[START]
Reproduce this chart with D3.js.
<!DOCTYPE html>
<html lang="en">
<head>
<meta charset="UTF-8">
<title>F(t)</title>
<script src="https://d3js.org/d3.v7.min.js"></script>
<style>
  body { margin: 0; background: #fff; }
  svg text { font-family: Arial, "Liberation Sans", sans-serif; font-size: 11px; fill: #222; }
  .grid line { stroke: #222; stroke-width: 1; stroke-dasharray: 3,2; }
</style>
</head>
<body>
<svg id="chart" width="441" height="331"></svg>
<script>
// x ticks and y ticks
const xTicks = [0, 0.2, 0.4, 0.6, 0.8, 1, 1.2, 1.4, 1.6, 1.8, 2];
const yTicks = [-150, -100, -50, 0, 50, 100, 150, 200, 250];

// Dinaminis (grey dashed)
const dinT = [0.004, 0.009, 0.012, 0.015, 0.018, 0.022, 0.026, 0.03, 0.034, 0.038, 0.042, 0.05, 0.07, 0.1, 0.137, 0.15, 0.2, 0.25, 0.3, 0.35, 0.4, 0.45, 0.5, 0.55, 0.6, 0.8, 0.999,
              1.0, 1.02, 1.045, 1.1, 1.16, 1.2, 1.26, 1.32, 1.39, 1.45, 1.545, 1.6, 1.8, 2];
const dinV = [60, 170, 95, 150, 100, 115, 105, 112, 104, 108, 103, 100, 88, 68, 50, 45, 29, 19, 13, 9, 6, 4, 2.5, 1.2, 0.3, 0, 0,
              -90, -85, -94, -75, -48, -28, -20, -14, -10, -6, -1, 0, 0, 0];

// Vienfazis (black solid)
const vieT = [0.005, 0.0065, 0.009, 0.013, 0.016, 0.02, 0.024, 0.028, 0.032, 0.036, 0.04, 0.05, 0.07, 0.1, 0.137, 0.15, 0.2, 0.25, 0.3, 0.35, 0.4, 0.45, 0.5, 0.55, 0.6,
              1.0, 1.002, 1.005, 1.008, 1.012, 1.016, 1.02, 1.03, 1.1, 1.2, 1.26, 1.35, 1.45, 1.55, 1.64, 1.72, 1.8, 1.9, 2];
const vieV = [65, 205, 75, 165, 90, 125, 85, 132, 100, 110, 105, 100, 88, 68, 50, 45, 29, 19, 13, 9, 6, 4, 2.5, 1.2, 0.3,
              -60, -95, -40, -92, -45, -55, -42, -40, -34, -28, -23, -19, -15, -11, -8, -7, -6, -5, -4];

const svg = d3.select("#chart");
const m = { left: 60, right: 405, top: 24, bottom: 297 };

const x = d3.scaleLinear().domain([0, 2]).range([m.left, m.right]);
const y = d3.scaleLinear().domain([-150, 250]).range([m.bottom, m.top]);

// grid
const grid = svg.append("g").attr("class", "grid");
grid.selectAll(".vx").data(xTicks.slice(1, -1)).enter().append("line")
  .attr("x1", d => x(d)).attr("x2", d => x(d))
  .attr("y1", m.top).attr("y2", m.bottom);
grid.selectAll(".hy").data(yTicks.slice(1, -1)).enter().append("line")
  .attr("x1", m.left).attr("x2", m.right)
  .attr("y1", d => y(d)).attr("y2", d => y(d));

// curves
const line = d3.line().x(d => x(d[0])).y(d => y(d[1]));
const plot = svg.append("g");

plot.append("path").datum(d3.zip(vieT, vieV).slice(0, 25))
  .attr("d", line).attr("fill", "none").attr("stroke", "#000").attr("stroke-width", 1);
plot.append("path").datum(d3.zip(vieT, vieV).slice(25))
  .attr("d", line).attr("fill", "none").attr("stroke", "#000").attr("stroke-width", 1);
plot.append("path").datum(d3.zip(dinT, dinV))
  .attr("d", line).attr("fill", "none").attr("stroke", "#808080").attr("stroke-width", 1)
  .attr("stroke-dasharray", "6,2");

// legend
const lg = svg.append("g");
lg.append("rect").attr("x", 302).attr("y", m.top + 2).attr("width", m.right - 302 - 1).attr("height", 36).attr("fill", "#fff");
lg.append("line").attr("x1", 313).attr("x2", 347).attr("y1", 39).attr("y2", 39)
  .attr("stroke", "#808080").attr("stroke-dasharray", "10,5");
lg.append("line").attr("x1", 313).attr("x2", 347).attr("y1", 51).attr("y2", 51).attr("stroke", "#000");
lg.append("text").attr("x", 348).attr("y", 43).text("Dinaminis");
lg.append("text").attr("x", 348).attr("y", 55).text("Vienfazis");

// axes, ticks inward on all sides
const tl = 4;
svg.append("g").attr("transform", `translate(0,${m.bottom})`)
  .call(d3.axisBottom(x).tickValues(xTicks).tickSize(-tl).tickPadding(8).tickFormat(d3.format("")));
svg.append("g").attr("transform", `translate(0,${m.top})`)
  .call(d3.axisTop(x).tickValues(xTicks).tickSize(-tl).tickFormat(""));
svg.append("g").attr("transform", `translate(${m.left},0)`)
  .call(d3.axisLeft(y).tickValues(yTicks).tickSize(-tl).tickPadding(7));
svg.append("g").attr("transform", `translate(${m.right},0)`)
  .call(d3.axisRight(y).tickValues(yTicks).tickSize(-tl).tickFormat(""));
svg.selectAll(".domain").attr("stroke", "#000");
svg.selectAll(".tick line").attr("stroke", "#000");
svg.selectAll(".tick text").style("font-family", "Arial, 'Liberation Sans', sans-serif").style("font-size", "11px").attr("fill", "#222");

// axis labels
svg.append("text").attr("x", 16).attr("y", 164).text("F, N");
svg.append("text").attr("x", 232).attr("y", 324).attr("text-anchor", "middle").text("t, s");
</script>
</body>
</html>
[END]
[START]
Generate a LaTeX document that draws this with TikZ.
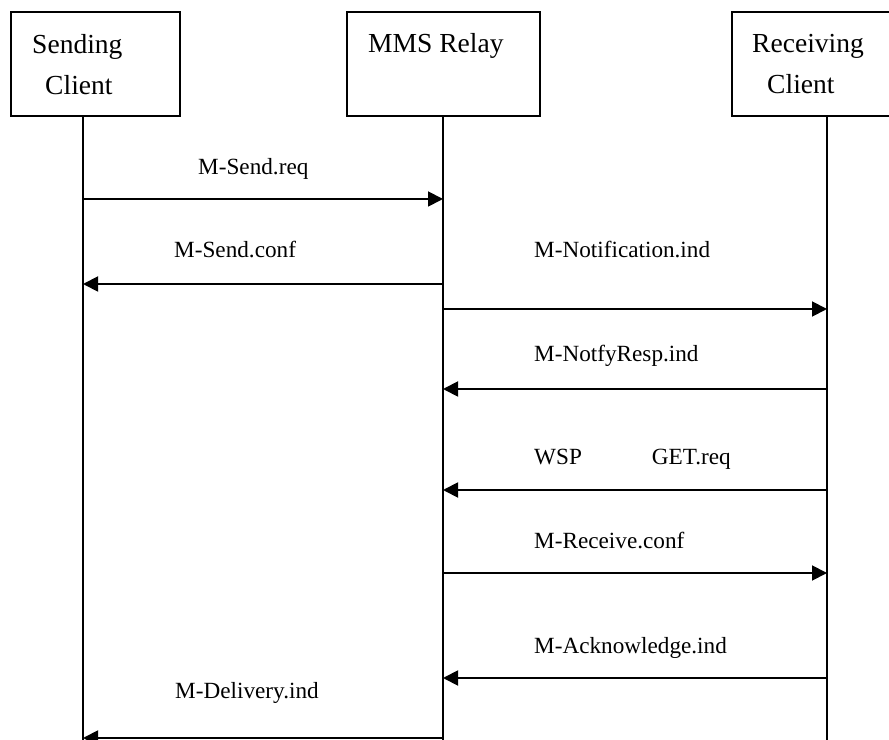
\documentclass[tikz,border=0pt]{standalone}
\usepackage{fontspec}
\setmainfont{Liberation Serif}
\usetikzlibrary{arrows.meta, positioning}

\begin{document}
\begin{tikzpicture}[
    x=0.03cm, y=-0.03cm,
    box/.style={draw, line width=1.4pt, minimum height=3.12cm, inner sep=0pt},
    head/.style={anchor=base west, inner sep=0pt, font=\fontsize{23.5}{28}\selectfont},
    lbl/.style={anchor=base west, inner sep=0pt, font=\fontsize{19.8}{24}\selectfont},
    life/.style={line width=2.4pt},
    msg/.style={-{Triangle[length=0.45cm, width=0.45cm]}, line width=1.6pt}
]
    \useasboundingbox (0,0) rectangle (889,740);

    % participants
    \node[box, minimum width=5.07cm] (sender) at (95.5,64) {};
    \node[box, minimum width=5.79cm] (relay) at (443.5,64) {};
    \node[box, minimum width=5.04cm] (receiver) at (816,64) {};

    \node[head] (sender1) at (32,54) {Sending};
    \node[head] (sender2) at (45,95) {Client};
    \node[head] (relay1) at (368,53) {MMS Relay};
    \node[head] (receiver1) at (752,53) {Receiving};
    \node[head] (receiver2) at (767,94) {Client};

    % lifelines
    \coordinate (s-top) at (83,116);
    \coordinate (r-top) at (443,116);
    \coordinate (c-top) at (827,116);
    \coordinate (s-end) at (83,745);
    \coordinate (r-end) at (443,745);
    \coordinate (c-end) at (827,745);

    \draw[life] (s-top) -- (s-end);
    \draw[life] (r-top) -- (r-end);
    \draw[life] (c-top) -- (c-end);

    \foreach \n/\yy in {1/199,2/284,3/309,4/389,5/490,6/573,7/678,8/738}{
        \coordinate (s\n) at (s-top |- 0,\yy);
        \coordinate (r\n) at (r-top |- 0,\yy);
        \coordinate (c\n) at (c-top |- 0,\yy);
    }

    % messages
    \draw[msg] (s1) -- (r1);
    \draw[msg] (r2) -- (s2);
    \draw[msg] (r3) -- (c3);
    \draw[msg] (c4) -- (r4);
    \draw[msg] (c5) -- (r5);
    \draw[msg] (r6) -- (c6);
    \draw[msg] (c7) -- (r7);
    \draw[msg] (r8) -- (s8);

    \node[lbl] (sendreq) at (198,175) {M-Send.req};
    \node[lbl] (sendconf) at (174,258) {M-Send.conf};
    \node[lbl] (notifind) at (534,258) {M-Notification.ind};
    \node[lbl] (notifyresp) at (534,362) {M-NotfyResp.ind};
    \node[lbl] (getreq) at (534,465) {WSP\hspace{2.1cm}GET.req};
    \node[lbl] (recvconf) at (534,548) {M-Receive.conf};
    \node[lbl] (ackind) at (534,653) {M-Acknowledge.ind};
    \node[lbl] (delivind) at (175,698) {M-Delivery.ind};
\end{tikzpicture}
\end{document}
[END]
What you have to do :: Restate word for word the lines that begin at the one with "Generate a LaTeX" and end at the one with "(0,0) rectangle (889,740);", including both, and leave every picture aside.

Response to the task ::
Generate a LaTeX document that draws this with TikZ.
\documentclass[tikz,border=0pt]{standalone}
\usepackage{fontspec}
\setmainfont{Liberation Serif}
\usetikzlibrary{arrows.meta, positioning}

\begin{document}
\begin{tikzpicture}[
    x=0.03cm, y=-0.03cm,
    box/.style={draw, line width=1.4pt, minimum height=3.12cm, inner sep=0pt},
    head/.style={anchor=base west, inner sep=0pt, font=\fontsize{23.5}{28}\selectfont},
    lbl/.style={anchor=base west, inner sep=0pt, font=\fontsize{19.8}{24}\selectfont},
    life/.style={line width=2.4pt},
    msg/.style={-{Triangle[length=0.45cm, width=0.45cm]}, line width=1.6pt}
]
    \useasboundingbox (0,0) rectangle (889,740);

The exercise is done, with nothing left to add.